Statistical organizations periodically perform a SDE process. It begins with data collection. An interviewer can quickly examine the respondent answers and highlight gross errors. Whenever data collection is performed using a computer, more complex edits can be stored in it in advance and can be applied to data just before their transmission to a central database. In such cases, the core of editing activity is performed after completing data collection. Nowadays, any modern editing process is based on the a-priori specification of a set of edits, i.e., logical conditions or restrictions on data values. A given set of edits is not necessarily correct: important edits may be omitted and conceptually wrong, too restrictive or logically inconsistent edits may be included. The extent of these problems is reduced by a subject-matter expert edits specification. Problems are not eliminated, however, because many surveys involve large questionnaires and require the complex specification of hundreds of edits. As a check, a proposed set of edits is applied on test data with known errors before application on real data. Missing edits or logically inconsistent ones, however, may not be detected at this stage. Problems in the edits, if discovered during the actual editing or even after it, cause editing to start anew after their correction, leading to delays and incurring larger costs than expected. Any method or procedure which would assist in the most efficient specification of edits would therefore be welcome.

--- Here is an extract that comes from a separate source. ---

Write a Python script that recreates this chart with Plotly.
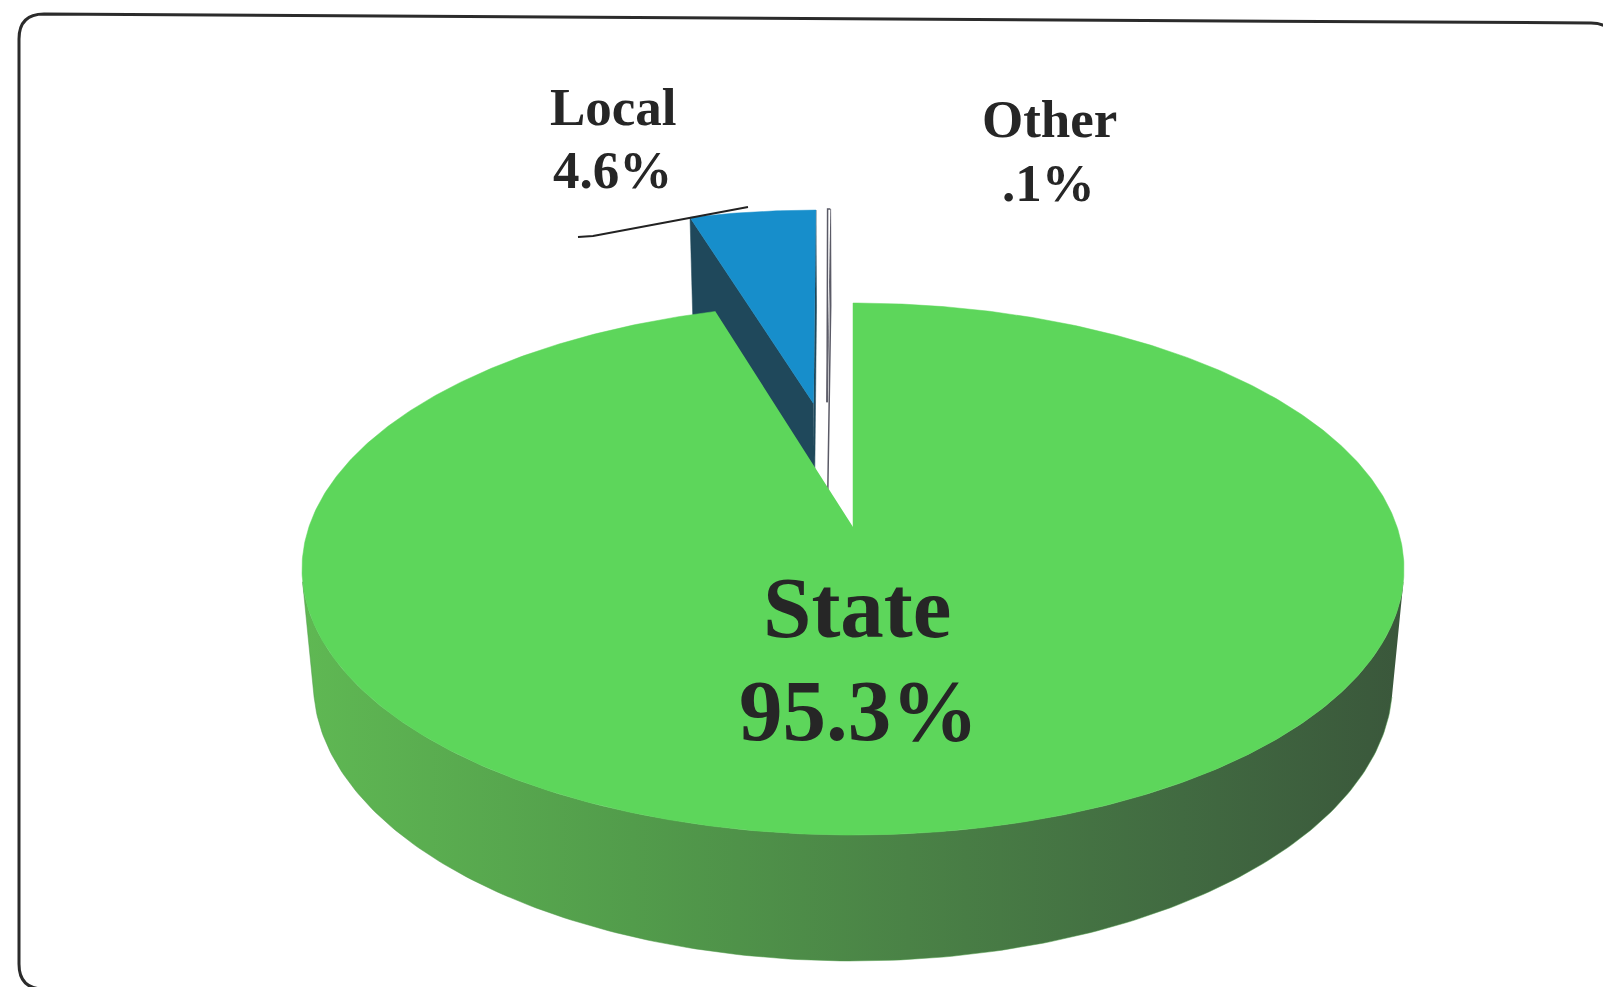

The final result of a SDE process is the production of clean data and the indication of the underlying causes of errors in the data. Usually, an editing software is able to produce reports indicating frequent errors in the data. The analysis of such reports allows to investigate the data error generation causes and to improve the results of future surveys in terms of data quality. Elimination of sources of errors in a survey allow a data collector agency to save money.
SDE concerns two aspects of data quality; (1) Data Validation: the correction of logical errors in the data; (2) Data Imputation: the imputation of correct values once errors in data have been localized. Whenever missing values appear in data, missing data treatment is part of the data imputation process to be performed in the SDE framework.